Mr. Kenyatta has led the African attack on the ICC, accusing it of bias – a charge that Canada rejects. "The court is responding to real needs," Mr. Dion said in a speech last week. "It is normal that not all problems in the world at a given time are evenly distributed."

Foreign Policy, a U.S.-based publication, quoted "multiple sources" as saying that Ms. Bensouda "will seek to initiate an investigation in the coming weeks" on the Afghanistan issue.

The investigation, if launched, would cover all possible war crimes in Afghanistan, including those by the Taliban, Afghan forces and foreign forces. It would probably provoke a legal wrangle with the U.S. administration, since the United States is not a member of the ICC, but the court believes it can investigate crimes in non-member countries.

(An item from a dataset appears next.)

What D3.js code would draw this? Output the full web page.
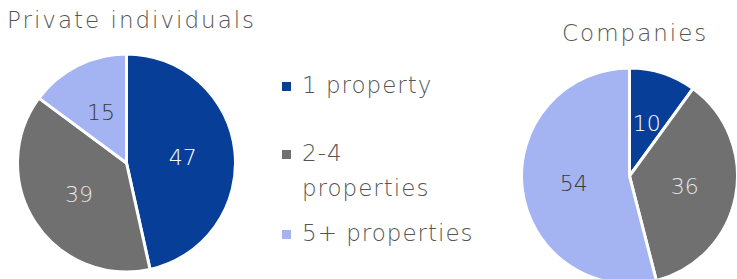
<!DOCTYPE html>
<html><head><meta charset="utf-8">
<script src="https://cdn.jsdelivr.net/npm/d3@7"></script>
<style>body{margin:0;background:#fff}svg{display:block}</style>
</head><body>
<svg id="c" width="737" height="279"></svg>
<script>
const categories = ["1 property", "2-4 properties", "5+ properties"];
const privateValues = [47, 39, 15];
const companyValues = [10, 36, 54];
const colors = ["#073E98", "#707070", "#A4B4F2"];
const labelColors = ["#ffffff", "#e6e6e6", "#3a3a3a"];
const font = "'DejaVu Sans', sans-serif";

const svg = d3.select("#c");
const pie = d3.pie().sort(null).value(d => d);
const color = d3.scaleOrdinal().domain(categories).range(colors);
const lblColor = d3.scaleOrdinal().domain(categories).range(labelColors);

function drawPie(values, cx, cy, r, title, tx, ty) {
  const g = svg.append("g").attr("transform", `translate(${cx},${cy})`);
  const arc = d3.arc().innerRadius(0).outerRadius(r);
  const labelArc = d3.arc().innerRadius(r * 0.52).outerRadius(r * 0.52);
  const data = pie(values).map((d, i) => Object.assign(d, {cat: categories[i]}));
  g.selectAll("path").data(data).join("path")
    .attr("d", arc).attr("fill", d => color(d.cat))
    .attr("stroke", "#fff").attr("stroke-width", 3).attr("stroke-linejoin", "round");
  g.selectAll("text").data(data).join("text")
    .attr("transform", d => `translate(${labelArc.centroid(d)})`)
    .attr("text-anchor", "middle").attr("dy", "0.36em")
    .attr("font-family", font).attr("font-size", 22).attr("font-weight", 200)
    .attr("fill", d => lblColor(d.cat)).text(d => d.data);
  svg.append("text").attr("x", tx).attr("y", ty)
    .attr("font-family", font).attr("font-size", 23).attr("font-weight", 200)
    .attr("letter-spacing", 2).attr("fill", "#555555").text(title);
}

drawPie(privateValues, 126.5, 163, 109, "Private individuals", 7, 28);
drawPie(companyValues, 629.5, 176, 108, "Companies", 562, 41);

// legend
const legendRows = [
  {cat: categories[0], lines: ["1 property"], y: 93},
  {cat: categories[1], lines: ["2-4", "properties"], y: 161},
  {cat: categories[2], lines: ["5+ properties"], y: 241}
];
const lg = svg.append("g");
legendRows.forEach(row => {
  lg.append("rect").attr("x", 282).attr("y", row.y - 11).attr("width", 9).attr("height", 9)
    .attr("fill", color(row.cat));
  row.lines.forEach((t, i) => {
    lg.append("text").attr("x", 302).attr("y", row.y + i * 35)
      .attr("font-family", font).attr("font-size", 23).attr("font-weight", 200)
      .attr("letter-spacing", 1).attr("fill", "#555555").text(t);
  });
});
</script>
</body></html>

If there is an ICC investigation of alleged crimes in Afghanistan, it would be difficult to exclude Canadian military conduct. Craig Scott, a former MP who is now a law professor at Osgoode Hall law school in Toronto, says the former ICC prosecutor Luis Moreno Ocampo told him that the court's investigative office has already begun looking at the conduct of all forces in Afghanistan, including Canadians.

Mr. Scott said he is planning his own submission to the ICC, providing new evidence and analyzing the legal reasons why the court should investigate Canada's conduct in Afghanistan. He says the court should also look at the complicity of high-level Canadian officials who were involved in the decision to let Canadian soldiers hand over detainees to Afghan forces despite the knowledge that they could be tortured or killed.

Before the ICC can launch a formal investigation, it must be satisfied that the country's own domestic institutions are unwilling to pursue justice. But there is clear evidence, since the Afghan detainee scandal first erupted in 2007, that Canadian agencies are unwilling to investigate, Mr. Scott said.

He noted that Mr. Dion was an MP on a parliamentary committee in 2010 that reviewed thousands of secret government documents on the Afghan detainee issue. After reviewing the documents, Mr. Dion told reporters that there was a "very high" likelihood that Afghan detainees were tortured in custody. The documents showed that the government should face questions from Canadians about the detainee issue, Mr. Dion said at the time.

Earlier this year, Mr. Scott and other prominent Canadians, including former prime minister Joe Clark, petitioned the federal government to call a judicial inquiry into the alleged torture of Afghans detained by Canadians. The government rejected the call.